I’m so thankful with how far I’ve come in my level of confidence. But I can’t deny that it’s still a very tiring undertaking. I wish it was effortless. I wish I didn’t have to think about it or try at it.
The thing I noticed about the definition of confidence above is that it doesn’t mention anything about “how you look”. It mentions an appreciation of your qualities and your abilities. Not how thin you are. How perfect your skin is. What your cup size is. How you dress. It’s about who you are as a person and what you offer the world.
Writing that paragraph about sitting in the back of the class and not talking very much made me sad. It made me sad because I had so much to offer the world back then too. That hasn’t changed. I just didn’t know it then. And by hiding and trying to be invisible, I denied so many people the chance to get to really know me. I denied myself the chance to let people get to know me and see all of the awesome qualities and abilities I have.
The physical fades for all of us anyway—disabled or not. Even if you choose to get filler and facelifts ‘til the sun comes up, we all still age. We’re never going to look like we did in 20s and 30s. Our bodies (and minds) change. I feel much more beautiful now but that still can’t be the only source of my confidence because I’ll always be chasing it then. It has to come from knowing deep down that we have so much to offer the world. That we’re kind, compassionate, funny, dependable, reliable, strong, innovative…whatever the combo of your fantastic traits may be.
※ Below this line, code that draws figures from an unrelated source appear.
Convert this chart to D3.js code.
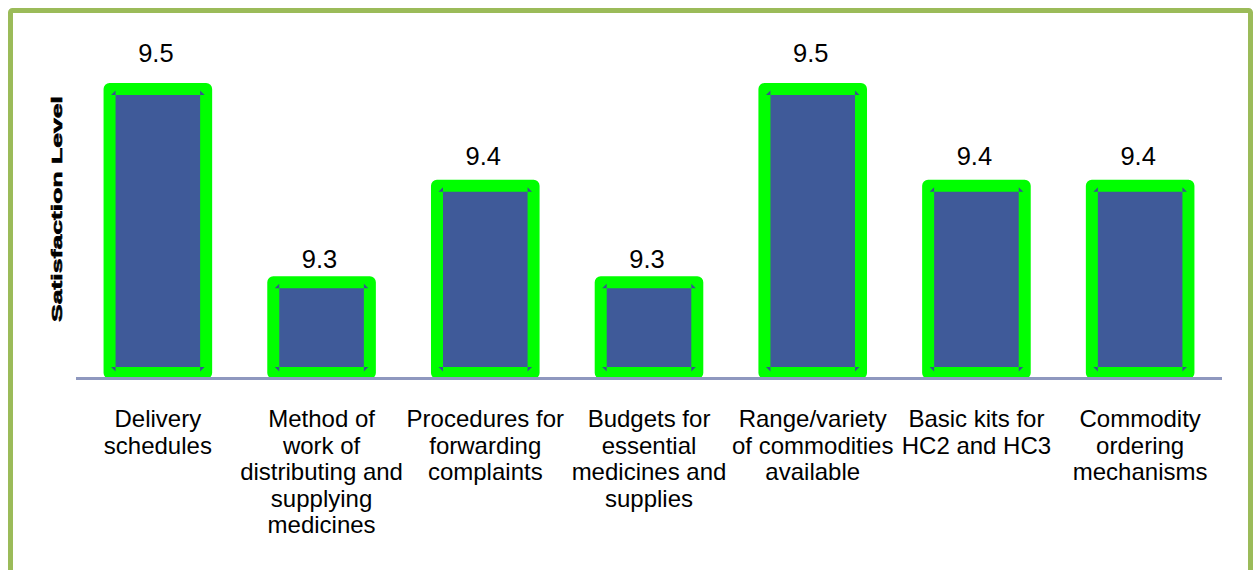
<!DOCTYPE html>
<html>
<head>
<meta charset="utf-8">
<script src="https://cdn.jsdelivr.net/npm/d3@7/dist/d3.min.js"></script>
<style>
  html, body { margin: 0; padding: 0; background: #ffffff; }
  svg { display: block; font-family: "Liberation Sans", Arial, sans-serif; }
</style>
</head>
<body>
<svg id="chart" width="1254" height="570"></svg>
<script>
// Satisfaction level per supply-chain aspect
const categories = [
  "Delivery\nschedules",
  "Method of\nwork of\ndistributing and\nsupplying\nmedicines",
  "Procedures for\nforwarding\ncomplaints",
  "Budgets for\nessential\nmedicines and\nsupplies",
  "Range/variety\nof commodities\navailable",
  "Basic kits for\nHC2 and HC3",
  "Commodity\nordering\nmechanisms"
];
const values = [9.5, 9.3, 9.4, 9.3, 9.5, 9.4, 9.4];
const valueDomain = [9.2, 9.5];
const axisTitle = "Satisfaction Level";

const svg = d3.select("#chart");

// outer frame
svg.append("rect")
  .attr("x", 10.5).attr("y", 10.5)
  .attr("width", 1240).attr("height", 600)
  .attr("rx", 2)
  .attr("fill", "none")
  .attr("stroke", "#9BBB59")
  .attr("stroke-width", 5);

const x = d3.scaleBand()
  .domain(d3.range(categories.length))
  .range([76, 1222])
  .paddingInner(0.41)
  .paddingOuter(0.205);

const y = d3.scaleLinear()
  .domain(valueDomain)
  .range([379, 89]);

// label heights follow the value on their own scale
const labelY = d3.scaleLinear()
  .domain([9.3, 9.5])
  .range([268, 62]);

const baseY = y(valueDomain[0]);
const barBottom = baseY - 6;
const stroke = 12;

const bars = svg.append("g");
bars.selectAll("rect")
  .data(values)
  .join("rect")
  .attr("x", (d, i) => x(i))
  .attr("y", d => y(d))
  .attr("width", x.bandwidth())
  .attr("height", d => barBottom - y(d))
  .attr("fill", "#3F5A99")
  .attr("stroke", "#00FF00")
  .attr("stroke-width", stroke)
  .attr("stroke-linejoin", "round");

// small corner markers at the inner edges of each bar
const h = stroke / 2, t = 4.5;
const corners = [];
values.forEach((d, i) => {
  const x0 = x(i) + h, x1 = x(i) + x.bandwidth() - h;
  const y0 = y(d) + h, y1 = barBottom - h;
  corners.push([[x0, y0], [x0, y0 - t], [x0 - t, y0]]);
  corners.push([[x1, y0], [x1, y0 - t], [x1 + t, y0]]);
  corners.push([[x0, y1], [x0, y1 + t], [x0 - t, y1]]);
  corners.push([[x1, y1], [x1, y1 + t], [x1 + t, y1]]);
});
bars.selectAll("path.corner")
  .data(corners)
  .join("path")
  .attr("class", "corner")
  .attr("d", p => "M" + p.join("L") + "Z")
  .attr("fill", "#3B4F94");

// baseline
svg.append("line")
  .attr("x1", 76).attr("x2", 1222)
  .attr("y1", baseY - 0.5).attr("y2", baseY - 0.5)
  .attr("stroke", "#8F98BF")
  .attr("stroke-width", 3);

// value labels
svg.append("g").selectAll("text")
  .data(values)
  .join("text")
  .attr("x", (d, i) => x(i) + x.bandwidth() / 2 - 2)
  .attr("y", d => labelY(d))
  .attr("text-anchor", "middle")
  .attr("font-size", 25.5)
  .attr("fill", "#000")
  .text(d => d.toFixed(1));

// category labels
const cat = svg.append("g").selectAll("text")
  .data(categories)
  .join("text")
  .attr("text-anchor", "middle")
  .attr("font-size", 24)
  .attr("fill", "#000")
  .attr("transform", (d, i) => `translate(${x(i) + x.bandwidth() / 2},427)`);
cat.selectAll("tspan")
  .data(d => d.split("\n"))
  .join("tspan")
  .attr("x", 0)
  .attr("y", (d, j) => j * 26.5)
  .text(d => d);

// rotated axis title
svg.append("text")
  .attr("transform", "translate(62,322) rotate(-90)")
  .attr("font-size", 15.5)
  .attr("font-weight", "bold")
  .attr("textLength", 226)
  .attr("lengthAdjust", "spacingAndGlyphs")
  .attr("fill", "#000")
  .attr("stroke", "#000")
  .attr("stroke-width", 0.6)
  .text(axisTitle);
</script>
</body>
</html>
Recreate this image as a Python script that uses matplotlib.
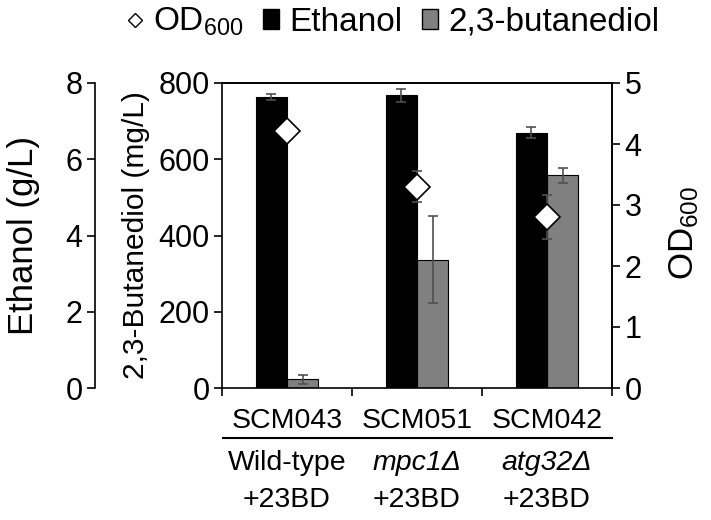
import matplotlib.pyplot as plt
import numpy as np

plt.rcParams['font.family'] = ['Liberation Sans', 'DejaVu Sans']
plt.rcParams['mathtext.fontset'] = 'custom'
plt.rcParams['mathtext.rm'] = 'Liberation Sans'
plt.rcParams['mathtext.it'] = 'Liberation Sans:italic'

## data
strains = ['SCM043', 'SCM051', 'SCM042']
genotypes = ['Wild-type', 'mpc1Δ', 'atg32Δ']
genoItalic = [False, True, True]
treatment = ['+23BD', '+23BD', '+23BD']

ethanol = [7.63, 7.68, 6.70]          # g/L
ethanolErr = [0.08, 0.17, 0.14]
butanediol = [23, 336, 558]           # mg/L
butanediolErr = [12, 114, 20]
od600 = [4.21, 3.30, 2.81]
od600Err = [0.04, 0.25, 0.36]

x = np.arange(len(strains))
w = 0.24
errCol = '#505050'

fig = plt.figure(figsize=(7.11, 5.2), dpi=100)
ax = fig.add_axes([222/711, 1-388/520, 390/711, 305/520])   # 2,3-butanediol axis
axE = ax.twinx()                                            # ethanol axis (far left)
axOD = ax.twinx()                                           # OD600 axis (right)

## ethanol bars
axE.bar(x - w/2, ethanol, w, color='black', edgecolor='black', linewidth=0.8)
axE.errorbar(x - w/2, ethanol, yerr=ethanolErr, fmt='none', ecolor=errCol,
             elinewidth=1.2, capsize=3.5, capthick=1.2)
axE.set_ylim(0, 8)
axE.set_yticks([0, 2, 4, 6, 8])
axE.yaxis.set_ticks_position('left')
axE.yaxis.set_label_position('left')
axE.spines['left'].set_position(('axes', (95-222)/390))
for s in ['right', 'top', 'bottom']:
    axE.spines[s].set_visible(False)
axE.set_ylabel('Ethanol (g/L)', fontsize=25)
axE.yaxis.set_label_coords((40-222)/390, 0.5)

## butanediol bars
ax.bar(x + w/2, butanediol, w, color='#808080', edgecolor='black', linewidth=0.8)
ax.errorbar(x + w/2, butanediol, yerr=butanediolErr, fmt='none', ecolor=errCol,
            elinewidth=1.2, capsize=3.5, capthick=1.2)
ax.set_ylim(0, 800)
ax.set_yticks([0, 200, 400, 600, 800])
ax.set_ylabel('2,3-Butanediol (mg/L)', fontsize=21.5)
ax.yaxis.set_label_coords((150-222)/390, 0.5)

## OD600 diamonds
axOD.errorbar(x, od600, yerr=od600Err, fmt='D', ms=13.5, mfc='white', mec='black',
              mew=1.2, ecolor=errCol, elinewidth=1.2, capsize=3.5, capthick=1.2)
axOD.set_ylim(0, 5)
axOD.set_yticks([0, 1, 2, 3, 4, 5])
axOD.set_ylabel('OD$_{600}$', fontsize=25)
axOD.yaxis.set_label_coords((667-222)/390, 0.51)
for s in ['left', 'bottom']:
    axOD.spines[s].set_visible(False)

ax.set_xlim(-0.5, 2.5)
ax.set_xticks([-0.5, 0.5, 1.5, 2.5])
ax.set_xticklabels([])

for a in [ax, axE, axOD]:
    a.tick_params(axis='y', labelsize=22, length=6, width=1.2, direction='out', pad=3)
    for s in a.spines.values():
        s.set_linewidth(1.2)
ax.tick_params(axis='x', length=6, width=1.2, direction='out')

## category labels under the axis
xt = ax.get_xaxis_transform()
for i in range(len(strains)):
    ax.text(x[i], -0.131, strains[i], transform=xt, ha='center', va='baseline', fontsize=20.5)
    ax.text(x[i], -0.269, genotypes[i], transform=xt, ha='center', va='baseline',
            fontsize=20.5, style='italic' if genoItalic[i] else 'normal')
    ax.text(x[i], -0.390, treatment[i], transform=xt, ha='center', va='baseline', fontsize=20.5)
ax.plot([-0.49, 2.5], [-0.165, -0.165], color='black', lw=1.5, transform=xt, clip_on=False)

## legend
hOD = plt.Line2D([], [], marker='D', ls='none', ms=7.5, mfc='white', mec='black', mew=1)
hE = plt.Rectangle((0, 0), 1, 1, fc='black', ec='black')
hB = plt.Rectangle((0, 0), 1, 1, fc='#808080', ec='black')
fig.legend([hOD, hE, hB], ['OD$_{600}$', 'Ethanol', '2,3-butanediol'],
           loc='center', bbox_to_anchor=(393/711, 1-22/520), ncol=3, frameon=False,
           fontsize=24, handlelength=0.48, handleheight=0.55, handletextpad=0.3,
           columnspacing=0.6, borderpad=0)

plt.savefig('out.png', dpi=100)
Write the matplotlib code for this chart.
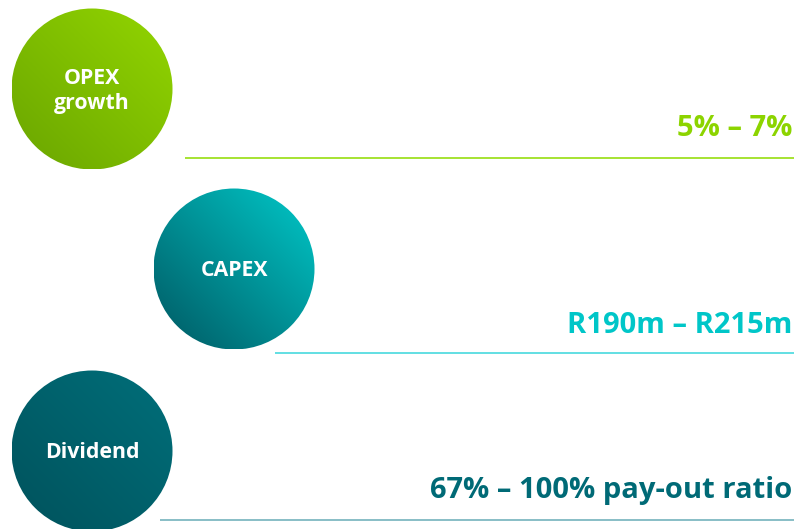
import numpy as np
import matplotlib
matplotlib.use("Agg")
import matplotlib.pyplot as plt
from matplotlib.patches import Circle
from matplotlib.colors import LinearSegmentedColormap

# Data
categories = ["OPEX\ngrowth", "CAPEX", "Dividend"]
values = ["5% \u2013 7%", "R190m \u2013 R215m", "67% \u2013 100% pay-out ratio"]

# Styles
light_cols = ["#93d600", "#00c9c9", "#006f7a"]
dark_cols = ["#6aa500", "#005862", "#00525c"]
text_cols = ["#8cd400", "#00c6c8", "#006a76"]
line_cols = ["#9fe022", "#55dce0", "#7fb9c2"]

# Layout (pixels)
centers = [(92, 89), (234, 269), (92, 451)]
radius = 80.5
line_y = [158, 353, 520]
line_x0 = [185, 275, 160]
line_x1 = 794
value_x = 792
value_base = [136, 333, 498]

W, H = 798, 529
fig = plt.figure(figsize=(W / 100, H / 100), dpi=100)
ax = fig.add_axes([0, 0, 1, 1])
ax.set_xlim(0, W)
ax.set_ylim(H, 0)
ax.axis("off")

plt.rcParams['font.family'] = ['Open Sans', 'DejaVu Sans']

for i, (cx, cy) in enumerate(centers):
    cmap = LinearSegmentedColormap.from_list(f"g{i}", [dark_cols[i], light_cols[i]])
    n = 200
    xs = np.linspace(-1, 1, n)
    X, Y = np.meshgrid(xs, xs)
    grad = (X - Y + 2) / 4
    im = ax.imshow(cmap(grad), extent=(cx - radius, cx + radius, cy + radius, cy - radius),
                   interpolation="bilinear", zorder=2)
    circ = Circle((cx, cy), radius, transform=ax.transData, facecolor="none", edgecolor="none")
    ax.add_patch(circ)
    im.set_clip_path(circ)
    ax.text(cx, cy + 2, categories[i], color="white", fontsize=15.3, fontweight="bold",
            ha="center", va="center", linespacing=1.3, zorder=3)

for i in range(3):
    ax.plot([line_x0[i], line_x1], [line_y[i], line_y[i]], color=line_cols[i], lw=1.3, zorder=1,
            solid_capstyle="butt")
    ax.text(value_x, value_base[i], values[i], color=text_cols[i], fontsize=21, fontweight="bold",
            ha="right", va="baseline", zorder=3)

ax.set_xlim(0, W)
ax.set_ylim(H, 0)
fig.savefig("out.png", dpi=100)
Don’t let society or anyone else dictate how you’re supposed to feel about yourself. But it’s also ok to say “damn, this is hard”, because it is. Most importantly, keep on shining your beautiful, glowing light out into world. Let yourself be seen and appreciated and appreciate the hell out of yourself too.
❤️☮️
Roar, girl. Roar! xo
Love this! I also so relate to having had a significant “unattractive” phase around 12-13: braces and a red, curly mullet hairstyle 🤦🏼♀️. My ugly duckling years, for sure. I was insecure about my appearance, but confident in academic and athletic pursuits. As I’m about to turn 50 in a month (🙀), I also agree that my confidence has grown and changed through the years. I got a significant boost around 40, when I started truly having zero fucks to give about what anyone thought of me 😹. So liberating!